Although Dilworth and Zito say they represent a larger group called Committee to Save Pacific Grove, they will not name other members. Zito says an anonymous donor is fronting the money for the recall.
Dilworth says his group is not backing any replacement candidates, and he doesn’t plan to run for office. Zito was a P.G. councilman in the mid-1990s, and Dilworth unsuccessfully ran for council last November.

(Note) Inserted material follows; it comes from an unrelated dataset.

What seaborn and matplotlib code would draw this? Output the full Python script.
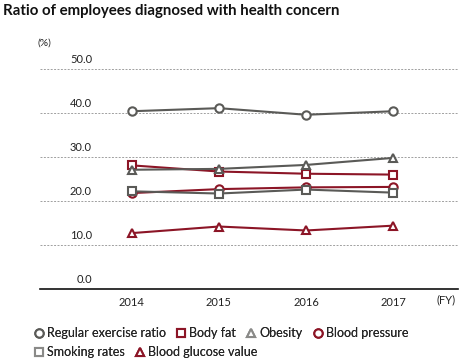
import matplotlib
matplotlib.use("Agg")
import matplotlib.pyplot as plt
import matplotlib.transforms as mtransforms
import seaborn as sns

sns.set_style("white")
plt.rcParams["font.family"] = ["Lato", "DejaVu Sans"]

# Data
years = [2014, 2015, 2016, 2017]
exercise = [40.4, 41.1, 39.6, 40.4]
body_fat = [28.1, 26.7, 26.2, 26.0]
obesity = [27.1, 27.3, 28.2, 29.8]
blood_pressure = [21.8, 22.7, 23.1, 23.2]
smoking = [22.2, 21.7, 22.6, 21.9]
glucose = [12.7, 14.2, 13.3, 14.4]
y_ticks = [0, 10, 20, 30, 40, 50]

grey = "#5a5a57"
red = "#8c1526"

series = [
    ("Regular exercise ratio", exercise, grey, "o"),
    ("Body fat", body_fat, red, "s"),
    ("Obesity", obesity, grey, "^"),
    ("Blood pressure", blood_pressure, red, "o"),
    ("Smoking rates", smoking, grey, "s"),
    ("Blood glucose value", glucose, red, "^"),
]

fig = plt.figure(figsize=(4.59, 3.61), dpi=100)
ax = fig.add_axes([40 / 459, 1 - 289 / 361, 418 / 459, 220 / 361])

handles = {}
for name, vals, col, mk in series:
    sns.lineplot(x=years, y=vals, ax=ax, color=col, marker=mk, markersize=6,
                 markerfacecolor="white", markeredgecolor=col, markeredgewidth=1.5,
                 linewidth=1.5, label=name, clip_on=False, legend=False)
    handles[name] = ax.lines[-1]

ax.set_xlim(2012.95, 2017.74)
ax.set_ylim(0, 50)
ax.set_xticks(years)
ax.set_xticklabels([str(y) for y in years], fontsize=8)
ax.tick_params(axis="x", length=0, pad=6, colors="#222222")
ax.set_yticks([])

for t in y_ticks[1:]:
    ax.axhline(t, color="#a0a0a0", linestyle=(0, (2, 1.5)), linewidth=0.7, zorder=0)

# y labels sit just above their grid lines
trans = mtransforms.blended_transform_factory(fig.transFigure, ax.transData)
trans = trans + mtransforms.ScaledTranslation(0, 3 / 72, fig.dpi_scale_trans)
for t in y_ticks:
    ax.text(92 / 459, t, f"{t:.1f}", transform=trans, ha="right", va="bottom",
            fontsize=8, color="#222222")

for s in ["top", "right", "left"]:
    ax.spines[s].set_visible(False)
ax.spines["bottom"].set_color("#111111")
ax.spines["bottom"].set_linewidth(1.2)

fig.text(446 / 459, 1 - 300 / 361, "(FY)", ha="center", va="center", fontsize=8, color="#222222")
fig.text(44 / 459, 1 - 43 / 361, "(%)", ha="center", va="center", fontsize=7.5, color="#222222")
fig.text(3 / 459, 1 - 4 / 361, "Ratio of employees diagnosed with health concern",
         ha="left", va="top", fontsize=10.8, fontweight="bold", color="#111111")

row1 = ["Regular exercise ratio", "Body fat", "Obesity", "Blood pressure"]
row2 = ["Smoking rates", "Blood glucose value"]
light = {"Obesity": "#8a8a88", "Smoking rates": "#8a8a88"}
for names, yc in [(row1, 333), (row2, 352)]:
    leg = fig.legend([handles[n] for n in names], names, loc="center left",
                     bbox_to_anchor=(34 / 459, 1 - yc / 361), ncol=len(names),
                     frameon=False, fontsize=9, handlelength=0.8, handletextpad=0.25,
                     columnspacing=0.8, borderpad=0, borderaxespad=0)
    for n, h in zip(names, leg.legend_handles):
        h.set_linestyle("none")
        if n in light:
            h.set_markeredgecolor(light[n])
    fig.add_artist(leg)

fig.savefig("out.png", dpi=100)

Their claim that the recall targets support police pay raises is not entirely correct. Lindsay, Kampe and Stilwell voted for a contract amendment that would scale back unionized officers’ short-term raises while extending their contract by two years – a move that would save the city roughly $1 million. Councilwoman Lisa Bennett, who opposed the amendment, took issue with extending the police contract while the city struggles to bail out of the California Public Employees’ Retirement System (see “Cops and Cuts,” July 23-29). The Council revisited the issue at its Aug. 5 meeting, past the Weekly’s deadline.
Zito criticizes P.G. Finance Director Jim Becklenberg – increasingly the city’s go-to staffer as Interim City Manager Charlene Wiseman winds down her term – for not doing anything to reduce public safety costs. It surprises Zito to hear that Becklenberg advises shaving almost $1 million from the police budget. Calling the police department a “sacred cow,” he paradoxically identifies Councilwoman Carmelita Garcia – founder of Pacific Grove Police Citizens Academy Alumni Association – as the official he supports most.
Also at its Aug. 5 meeting, the City Council considered scheduling a public hearing to nullify a 7-year-old CalPERS perk. Former Councilman Daniel Davis and retired attorney John Moore say the city’s generous pension contract is illegal.
Under a 2002 resolution, the P.G. council increased retirement benefits for police and fire staff to “3 percent at 50.” In other words, beginning at age 50, public safety officers can retire with pensions, as a percentage of their ending salaries, equal to the number of years served times three. Under that structure, P.G. cops with 30 years in the force can retire at age 50 and receive 90 percent of their salaries for life.
“Because it is clear that such benefits have cost far more than was [mis-]represented to the Council and the public at the time, we should revisit whether the decision was made in accordance with the law,” reads the staff report, which was prepared by Councilwomen Lisa Bennett and Carmelita Garcia.